> **EXERCISE**
Go through the records below from the first line and print each one exactly, stopping after the line that contains "import plotly.graph_objects as go". Do not print pictures or anything past that line.

> **DATA FOR THIS EXERCISE**
═══
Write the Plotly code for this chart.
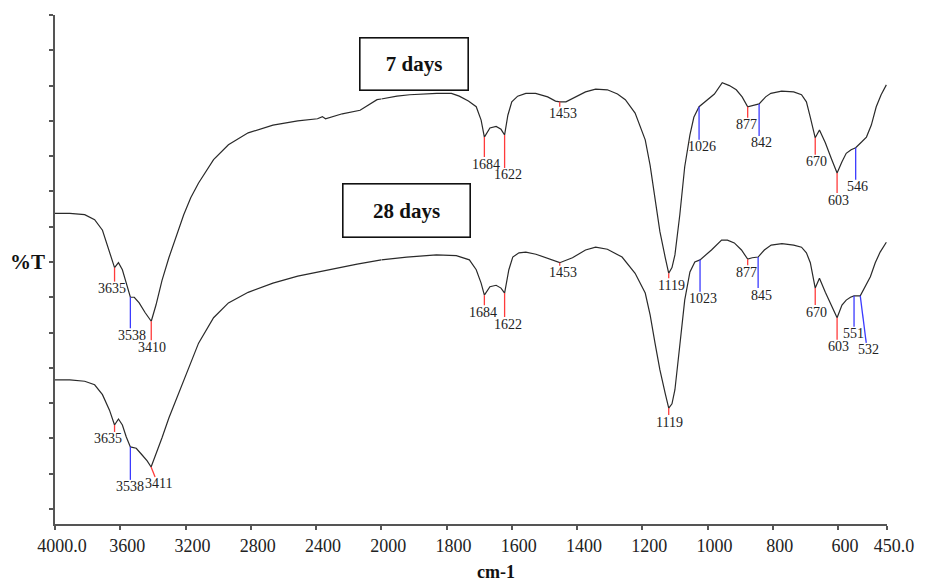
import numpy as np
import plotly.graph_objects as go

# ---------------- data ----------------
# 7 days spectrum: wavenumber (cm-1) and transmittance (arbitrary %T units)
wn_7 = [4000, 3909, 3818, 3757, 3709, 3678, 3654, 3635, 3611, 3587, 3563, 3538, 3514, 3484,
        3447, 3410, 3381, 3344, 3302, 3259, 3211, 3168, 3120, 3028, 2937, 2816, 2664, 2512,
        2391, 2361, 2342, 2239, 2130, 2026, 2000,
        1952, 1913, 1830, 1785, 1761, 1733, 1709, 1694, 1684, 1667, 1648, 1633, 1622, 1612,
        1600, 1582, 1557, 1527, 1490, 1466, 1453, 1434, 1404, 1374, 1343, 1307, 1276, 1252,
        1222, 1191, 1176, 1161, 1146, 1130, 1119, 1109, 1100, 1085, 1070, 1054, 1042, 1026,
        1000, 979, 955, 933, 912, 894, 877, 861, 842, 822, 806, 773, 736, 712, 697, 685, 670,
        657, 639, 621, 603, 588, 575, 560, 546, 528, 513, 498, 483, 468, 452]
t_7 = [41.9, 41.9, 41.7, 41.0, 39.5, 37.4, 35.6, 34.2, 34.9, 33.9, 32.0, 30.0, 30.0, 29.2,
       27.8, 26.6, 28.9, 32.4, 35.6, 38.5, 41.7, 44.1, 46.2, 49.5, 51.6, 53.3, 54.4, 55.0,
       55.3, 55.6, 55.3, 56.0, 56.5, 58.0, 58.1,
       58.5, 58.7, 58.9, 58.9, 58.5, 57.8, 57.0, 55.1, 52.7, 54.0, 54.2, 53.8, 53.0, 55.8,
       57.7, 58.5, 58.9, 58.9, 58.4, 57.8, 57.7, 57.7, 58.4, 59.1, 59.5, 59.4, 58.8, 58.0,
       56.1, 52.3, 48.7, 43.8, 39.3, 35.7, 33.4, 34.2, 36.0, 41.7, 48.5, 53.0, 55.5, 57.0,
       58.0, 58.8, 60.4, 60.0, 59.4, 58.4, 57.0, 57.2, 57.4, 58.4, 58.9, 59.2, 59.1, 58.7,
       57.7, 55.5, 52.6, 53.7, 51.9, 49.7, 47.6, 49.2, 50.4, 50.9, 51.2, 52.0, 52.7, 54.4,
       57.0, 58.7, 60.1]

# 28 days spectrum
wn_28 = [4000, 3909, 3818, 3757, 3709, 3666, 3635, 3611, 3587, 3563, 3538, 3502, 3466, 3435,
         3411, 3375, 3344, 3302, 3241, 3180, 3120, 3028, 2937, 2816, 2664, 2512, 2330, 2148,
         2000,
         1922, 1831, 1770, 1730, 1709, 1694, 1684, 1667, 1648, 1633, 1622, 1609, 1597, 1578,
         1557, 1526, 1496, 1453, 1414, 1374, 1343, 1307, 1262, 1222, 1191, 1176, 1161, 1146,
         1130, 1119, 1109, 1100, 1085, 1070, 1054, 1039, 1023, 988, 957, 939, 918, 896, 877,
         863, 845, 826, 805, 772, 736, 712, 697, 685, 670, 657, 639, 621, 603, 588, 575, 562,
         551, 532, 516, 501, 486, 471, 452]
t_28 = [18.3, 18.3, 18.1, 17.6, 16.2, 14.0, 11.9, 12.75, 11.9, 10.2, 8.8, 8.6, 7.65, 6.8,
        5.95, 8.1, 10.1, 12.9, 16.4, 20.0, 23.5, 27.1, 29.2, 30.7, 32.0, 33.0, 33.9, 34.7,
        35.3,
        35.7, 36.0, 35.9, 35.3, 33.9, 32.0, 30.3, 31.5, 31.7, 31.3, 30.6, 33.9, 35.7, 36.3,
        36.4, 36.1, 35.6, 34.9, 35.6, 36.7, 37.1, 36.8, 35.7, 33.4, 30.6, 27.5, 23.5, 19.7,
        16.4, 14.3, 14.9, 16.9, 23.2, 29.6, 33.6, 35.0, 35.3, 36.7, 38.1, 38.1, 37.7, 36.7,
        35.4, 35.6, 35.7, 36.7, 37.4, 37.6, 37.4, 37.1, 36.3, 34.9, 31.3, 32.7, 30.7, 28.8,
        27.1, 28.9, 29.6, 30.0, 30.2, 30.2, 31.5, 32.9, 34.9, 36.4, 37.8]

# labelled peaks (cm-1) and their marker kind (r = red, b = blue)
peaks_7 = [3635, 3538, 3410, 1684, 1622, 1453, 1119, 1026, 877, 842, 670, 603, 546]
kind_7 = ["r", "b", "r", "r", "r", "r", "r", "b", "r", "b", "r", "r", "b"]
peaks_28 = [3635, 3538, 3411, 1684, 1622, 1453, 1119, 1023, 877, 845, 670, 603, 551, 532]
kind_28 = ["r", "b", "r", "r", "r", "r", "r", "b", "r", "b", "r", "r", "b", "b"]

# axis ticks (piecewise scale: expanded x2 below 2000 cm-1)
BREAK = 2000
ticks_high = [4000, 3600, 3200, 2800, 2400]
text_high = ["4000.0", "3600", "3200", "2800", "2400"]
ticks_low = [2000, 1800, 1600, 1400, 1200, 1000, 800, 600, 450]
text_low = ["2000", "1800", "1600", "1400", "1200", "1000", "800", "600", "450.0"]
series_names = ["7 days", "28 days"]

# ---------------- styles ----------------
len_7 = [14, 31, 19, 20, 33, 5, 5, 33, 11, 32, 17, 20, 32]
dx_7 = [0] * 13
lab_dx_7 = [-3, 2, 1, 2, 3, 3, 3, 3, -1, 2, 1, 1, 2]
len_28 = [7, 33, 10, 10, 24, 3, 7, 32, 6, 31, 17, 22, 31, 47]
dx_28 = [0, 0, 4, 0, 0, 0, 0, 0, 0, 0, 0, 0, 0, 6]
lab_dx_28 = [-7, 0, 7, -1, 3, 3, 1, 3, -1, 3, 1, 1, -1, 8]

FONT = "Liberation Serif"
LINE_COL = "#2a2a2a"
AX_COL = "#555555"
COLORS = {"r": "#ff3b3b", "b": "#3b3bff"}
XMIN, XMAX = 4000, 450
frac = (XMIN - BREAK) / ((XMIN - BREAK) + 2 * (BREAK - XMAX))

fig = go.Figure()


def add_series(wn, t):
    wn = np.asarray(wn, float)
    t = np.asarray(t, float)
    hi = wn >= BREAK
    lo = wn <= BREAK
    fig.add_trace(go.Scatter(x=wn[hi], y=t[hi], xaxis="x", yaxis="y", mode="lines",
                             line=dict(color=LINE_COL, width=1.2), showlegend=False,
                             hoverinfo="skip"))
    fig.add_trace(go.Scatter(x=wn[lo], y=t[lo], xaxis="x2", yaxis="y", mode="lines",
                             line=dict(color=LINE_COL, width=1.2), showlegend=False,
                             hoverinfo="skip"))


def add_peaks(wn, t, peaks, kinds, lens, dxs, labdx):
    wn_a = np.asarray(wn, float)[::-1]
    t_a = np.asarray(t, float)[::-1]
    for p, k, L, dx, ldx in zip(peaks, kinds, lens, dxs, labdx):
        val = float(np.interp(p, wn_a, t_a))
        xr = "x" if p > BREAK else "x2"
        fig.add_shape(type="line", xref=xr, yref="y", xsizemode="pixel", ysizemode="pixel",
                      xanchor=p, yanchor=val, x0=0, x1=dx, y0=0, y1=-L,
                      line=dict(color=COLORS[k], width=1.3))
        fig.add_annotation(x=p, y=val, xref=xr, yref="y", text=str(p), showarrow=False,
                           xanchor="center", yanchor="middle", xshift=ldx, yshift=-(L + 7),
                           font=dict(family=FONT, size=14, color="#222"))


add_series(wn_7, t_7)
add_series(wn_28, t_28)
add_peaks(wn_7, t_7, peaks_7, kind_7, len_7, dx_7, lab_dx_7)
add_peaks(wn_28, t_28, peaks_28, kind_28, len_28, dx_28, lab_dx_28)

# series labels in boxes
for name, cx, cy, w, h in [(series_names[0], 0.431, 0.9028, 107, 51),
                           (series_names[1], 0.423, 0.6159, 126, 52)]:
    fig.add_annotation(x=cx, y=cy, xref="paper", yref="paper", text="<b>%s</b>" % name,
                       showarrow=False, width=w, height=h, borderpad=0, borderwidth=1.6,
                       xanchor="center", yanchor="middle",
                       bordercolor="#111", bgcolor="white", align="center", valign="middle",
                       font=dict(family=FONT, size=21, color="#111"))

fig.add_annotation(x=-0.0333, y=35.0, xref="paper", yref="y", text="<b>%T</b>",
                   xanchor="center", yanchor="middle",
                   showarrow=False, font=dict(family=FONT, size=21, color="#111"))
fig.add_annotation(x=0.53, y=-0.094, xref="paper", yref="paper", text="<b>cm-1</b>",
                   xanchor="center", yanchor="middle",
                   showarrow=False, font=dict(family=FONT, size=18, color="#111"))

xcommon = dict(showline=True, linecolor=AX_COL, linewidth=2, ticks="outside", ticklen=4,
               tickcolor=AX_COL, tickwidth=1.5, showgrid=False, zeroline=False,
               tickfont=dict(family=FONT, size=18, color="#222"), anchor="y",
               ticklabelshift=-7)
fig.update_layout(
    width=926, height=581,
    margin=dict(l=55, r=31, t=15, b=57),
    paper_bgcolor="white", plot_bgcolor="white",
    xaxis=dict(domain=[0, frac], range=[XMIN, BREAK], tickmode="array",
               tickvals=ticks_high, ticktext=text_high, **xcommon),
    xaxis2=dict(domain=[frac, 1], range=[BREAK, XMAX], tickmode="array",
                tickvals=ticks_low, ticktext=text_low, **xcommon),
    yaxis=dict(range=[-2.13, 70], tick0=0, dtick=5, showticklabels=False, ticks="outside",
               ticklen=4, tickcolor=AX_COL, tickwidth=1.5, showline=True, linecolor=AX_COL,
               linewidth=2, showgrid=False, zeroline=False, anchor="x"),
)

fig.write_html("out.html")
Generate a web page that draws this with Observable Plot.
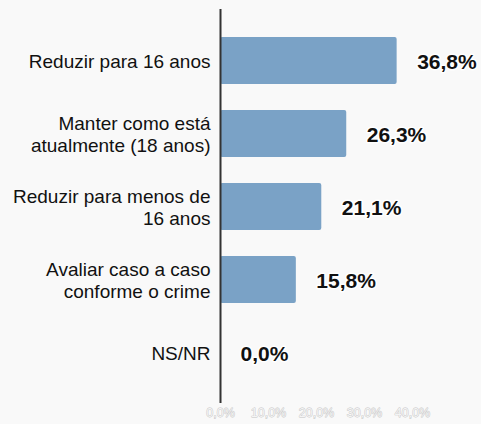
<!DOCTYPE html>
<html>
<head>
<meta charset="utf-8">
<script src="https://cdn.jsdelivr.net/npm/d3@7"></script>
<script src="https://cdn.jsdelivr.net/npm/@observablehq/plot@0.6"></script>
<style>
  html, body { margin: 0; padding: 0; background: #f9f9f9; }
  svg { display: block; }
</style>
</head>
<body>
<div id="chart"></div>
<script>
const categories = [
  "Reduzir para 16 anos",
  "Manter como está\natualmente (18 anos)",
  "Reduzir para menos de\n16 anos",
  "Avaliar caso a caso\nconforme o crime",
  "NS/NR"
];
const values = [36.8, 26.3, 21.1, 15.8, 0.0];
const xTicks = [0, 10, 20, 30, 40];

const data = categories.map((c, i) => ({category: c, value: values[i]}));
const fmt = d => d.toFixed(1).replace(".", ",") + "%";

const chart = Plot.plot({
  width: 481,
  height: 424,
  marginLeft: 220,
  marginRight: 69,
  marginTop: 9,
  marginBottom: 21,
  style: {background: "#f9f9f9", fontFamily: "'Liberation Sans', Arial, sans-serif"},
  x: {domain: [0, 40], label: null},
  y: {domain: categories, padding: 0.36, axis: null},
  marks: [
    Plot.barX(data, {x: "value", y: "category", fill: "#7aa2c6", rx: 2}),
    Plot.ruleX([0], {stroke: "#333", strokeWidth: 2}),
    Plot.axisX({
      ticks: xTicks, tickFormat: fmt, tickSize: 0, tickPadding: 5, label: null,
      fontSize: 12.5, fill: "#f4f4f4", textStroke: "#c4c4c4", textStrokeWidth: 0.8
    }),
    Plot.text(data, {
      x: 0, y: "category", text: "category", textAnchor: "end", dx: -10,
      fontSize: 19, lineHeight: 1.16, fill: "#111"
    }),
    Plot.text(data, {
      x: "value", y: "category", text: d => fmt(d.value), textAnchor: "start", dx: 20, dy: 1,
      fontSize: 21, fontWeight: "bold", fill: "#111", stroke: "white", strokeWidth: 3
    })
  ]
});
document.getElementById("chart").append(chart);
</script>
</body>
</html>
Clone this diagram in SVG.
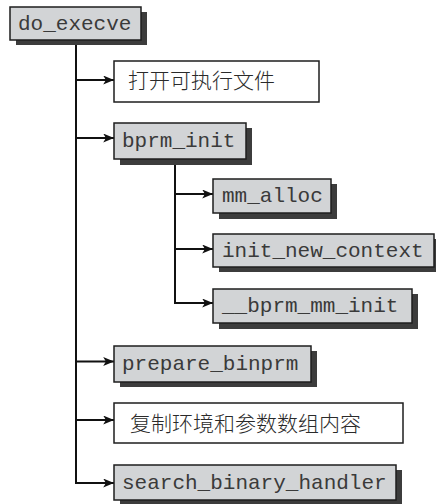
═══
> **WRITTEN SOLUTION**
Write the Plotly code for this chart.
import numpy as np
import plotly.graph_objects as go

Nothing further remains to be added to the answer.